4. CURRENT: Erie Railroad
5. SUCCESSORS: (1942) Erie Railroad (Dis 1942)
6. TEXT: M1940 From East portal of Bergen Tunnel to a connection with the New Jersey Junction Railroad, over which the Erie Railroad has trackage rights for a distance of 2.09 miles to Weehawken, New Jersey. This company is controlled by the Erie Railroad through ownership of all their stock, and operated by the Erie Railroad through stock control alone:
Page 2 of the 1974 Sheppard Diagram of Erie-Lackawanna clearly shows two, side by side, tracks passing under the Lackawanna by Grove tower. The nearer track is marked Erie Weehawken branch, the farther (from the river) is marked PennCentral.
The Erie track has south end points of Croxton and North yard (Monmouth Street coach yard? maybe), and a north directional of Hoboken Shore interchange. The PC track has an endpoint of TU on the north.
I didn't get to the Trackside Diagrams of Tidewater terminals, but my recollection is it shows the two tracks parallel to the south end of the Lincoln Tunnel helix at Willow Ave. The NYC continues north to Kings Bluff yard. The Erie interchanged with Hoboken Shore near 17th and Willow, then continued north, alongside the Central, to a point 600 feet north of Baldwin Avenue where it entered the yard. A separate Erie spur continued from the HS interchange to Todd shipyard / Seatrain, etc.
Page 1067 of the 1951 Moodys Manual describes the NYC line as "New Jersey Junction Railroad" leased by the Central in 1914, and operated by the Central, with two main tracks of 4.33 miles each, and one of 4.20 miles. One longer track was leased to the Erie. The phrasing is "Company also owns 4.33 miles of other main track which is leased to, and operated by, the Erie."

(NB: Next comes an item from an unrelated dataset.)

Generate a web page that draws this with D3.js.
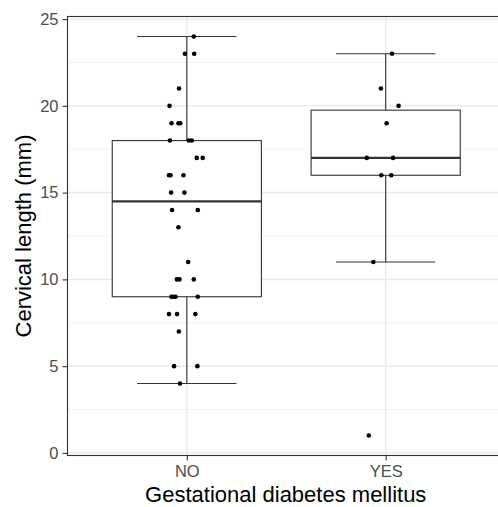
<!DOCTYPE html>
<html>
<head>
<meta charset="utf-8">
<script src="https://cdn.jsdelivr.net/npm/d3@7"></script>
<style>
	body { margin: 0; background: #fff; }
	svg { display: block; font-family: 'Liberation Sans', Arial, sans-serif; }
</style>
</head>
<body>
<script>
var groups = ['NO', 'YES'];

var noValues = [24, 23, 23, 21, 20, 19, 19, 19, 18, 18, 18, 17, 17, 16, 16, 16, 15, 15,
	14, 14, 13, 11, 10, 10, 10, 9, 9, 9, 9, 8, 8, 8, 7, 5, 5, 4];
// horizontal jitter of each point, in category widths
var noJitter = [0.035, -0.01, 0.037, -0.039, -0.087, -0.077, -0.042, -0.033, -0.085, 0.01, 0.025,
	0.05, 0.08, -0.09, -0.082, -0.017, -0.079, -0.012, -0.074, 0.055, -0.042, 0.007,
	-0.05, -0.037, 0.035, -0.077, -0.069, -0.057, 0.055, -0.09, -0.049, 0.043, -0.04, -0.064, 0.053, -0.034];

var yesValues = [23, 21, 20, 19, 17, 17, 16, 16, 11, 1];
var yesJitter = [0.032, -0.024, 0.065, 0.005, -0.095, 0.037, -0.022, 0.028, -0.062, -0.085];

var yTicks = [0, 5, 10, 15, 20, 25];
var yMinor = [2.5, 7.5, 12.5, 17.5, 22.5];

(function() {
	var W = 498, H = 507;
	var margin = {top: 16.5, left: 67.5, bottom: 51.5},
	panelRight = 505,
	height = H - margin.top - margin.bottom;

	var svg = d3.select('body').append('svg')
	.attr('width', W)
	.attr('height', H);

	var x = d3.scalePoint()
	.domain(groups)
	.range([margin.left, panelRight])
	.padding(0.6);
	var step = x.step();

	var y = d3.scaleLinear()
	.domain([-0.15, 25.15])
	.range([margin.top + height, margin.top]);

	var data = [
		{key: 'NO', values: noValues, jitter: noJitter},
		{key: 'YES', values: yesValues, jitter: yesJitter}
	];

	data.forEach(function(g) {
		var s = g.values.slice().sort(d3.ascending);
		g.q1 = d3.quantile(s, 0.25);
		g.med = d3.quantile(s, 0.5);
		g.q3 = d3.quantile(s, 0.75);
		var iqr = g.q3 - g.q1;
		g.lo = d3.min(s.filter(function(v) { return v >= g.q1 - 1.5 * iqr; }));
		g.hi = d3.max(s.filter(function(v) { return v <= g.q3 + 1.5 * iqr; }));
	});

	var panel = svg.append('g');

	// grid
	panel.selectAll('.minor')
	.data(yMinor)
	.enter().append('line')
	.attr('x1', margin.left).attr('x2', panelRight)
	.attr('y1', function(d) { return y(d); })
	.attr('y2', function(d) { return y(d); })
	.attr('stroke', '#f0f0f0')
	.attr('stroke-width', 0.8);

	panel.selectAll('.major')
	.data(yTicks)
	.enter().append('line')
	.attr('x1', margin.left).attr('x2', panelRight)
	.attr('y1', function(d) { return y(d); })
	.attr('y2', function(d) { return y(d); })
	.attr('stroke', '#ebebeb')
	.attr('stroke-width', 1.5);

	panel.selectAll('.vmajor')
	.data(groups)
	.enter().append('line')
	.attr('x1', function(d) { return x(d); })
	.attr('x2', function(d) { return x(d); })
	.attr('y1', margin.top).attr('y2', margin.top + height)
	.attr('stroke', '#ebebeb')
	.attr('stroke-width', 1.5);

	var box = panel.selectAll('.box')
	.data(data)
	.enter().append('g')
	.attr('transform', function(d) { return 'translate(' + x(d.key) + ',0)'; });

	// error bar caps
	box.append('line')
	.attr('x1', -step * 0.25).attr('x2', step * 0.25)
	.attr('y1', function(d) { return y(d.hi); })
	.attr('y2', function(d) { return y(d.hi); });
	box.append('line')
	.attr('x1', -step * 0.25).attr('x2', step * 0.25)
	.attr('y1', function(d) { return y(d.lo); })
	.attr('y2', function(d) { return y(d.lo); });
	box.append('line')
	.attr('x1', 0).attr('x2', 0)
	.attr('y1', function(d) { return y(d.lo); })
	.attr('y2', function(d) { return y(d.hi); });

	box.append('rect')
	.attr('x', -step * 0.375)
	.attr('width', step * 0.75)
	.attr('y', function(d) { return y(d.q3); })
	.attr('height', function(d) { return y(d.q1) - y(d.q3); })
	.attr('fill', '#fff');

	box.selectAll('line, rect')
	.attr('stroke', '#333')
	.attr('stroke-width', 1.1);

	box.append('line')
	.attr('x1', -step * 0.375).attr('x2', step * 0.375)
	.attr('y1', function(d) { return y(d.med); })
	.attr('y2', function(d) { return y(d.med); })
	.attr('stroke', '#333')
	.attr('stroke-width', 2.2);

	// jittered points
	box.selectAll('circle')
	.data(function(d) { return d.values.map(function(v, i) { return {v: v, j: d.jitter[i]}; }); })
	.enter().append('circle')
	.attr('cx', function(d) { return d.j * step; })
	.attr('cy', function(d) { return y(d.v); })
	.attr('r', 2.3)
	.attr('fill', '#000');

	// panel border
	panel.append('rect')
	.attr('x', margin.left)
	.attr('y', margin.top)
	.attr('width', panelRight - margin.left)
	.attr('height', height)
	.attr('fill', 'none')
	.attr('stroke', '#333')
	.attr('stroke-width', 1.1);

	// axes
	var yAxis = svg.append('g')
	.attr('transform', 'translate(' + margin.left + ',0)')
	.call(d3.axisLeft(y).tickValues(yTicks).tickSize(5).tickPadding(4));

	var xAxis = svg.append('g')
	.attr('transform', 'translate(0,' + (margin.top + height) + ')')
	.call(d3.axisBottom(x).tickSize(5).tickPadding(5));

	[yAxis, xAxis].forEach(function(a) {
		a.select('.domain').remove();
		a.selectAll('.tick line').attr('stroke', '#333').attr('stroke-width', 1.1);
		a.selectAll('.tick text')
		.attr('fill', '#4d4d4d')
		.style('font-size', '16.5px')
		.style('font-family', "'Liberation Sans', Arial, sans-serif");
	});

	svg.append('text')
	.attr('transform', 'translate(31,' + (margin.top + height / 2) + ') rotate(-90)')
	.attr('text-anchor', 'middle')
	.style('font-size', '22px')
	.text('Cervical length (mm)');

	svg.append('text')
	.attr('x', (margin.left + panelRight) / 2 - 0.5)
	.attr('y', 502)
	.attr('text-anchor', 'middle')
	.style('font-size', '22px')
	.text('Gestational diabetes mellitus');
}());
</script>
</body>
</html>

The NJJ line is described as connecting with the West Shore on the noth, and the DL&W, Erie, and PRR to the south. My recollection is two tracks in the 1970s, going to one track around the time Conrail came in. The Erie right of way became the dirt road used by CR cops in the "war zone" of west Hoboken in the 1980s.
Hoboken Shore, which was controlled by the Zeckendorf real estate interests, served shipping interests and warehouses along a line from Fifth Street Hoboken to Seventeenth Street Hoboken, where it interchanged with the Erie. The Lincoln Harbor development and the fashionable 14th street restaurant row were once part of this line's grimy business.
Over the years, the railroads changed names on a regular basis. Hoboken Connecting, Hoboken Manufacturers, etc.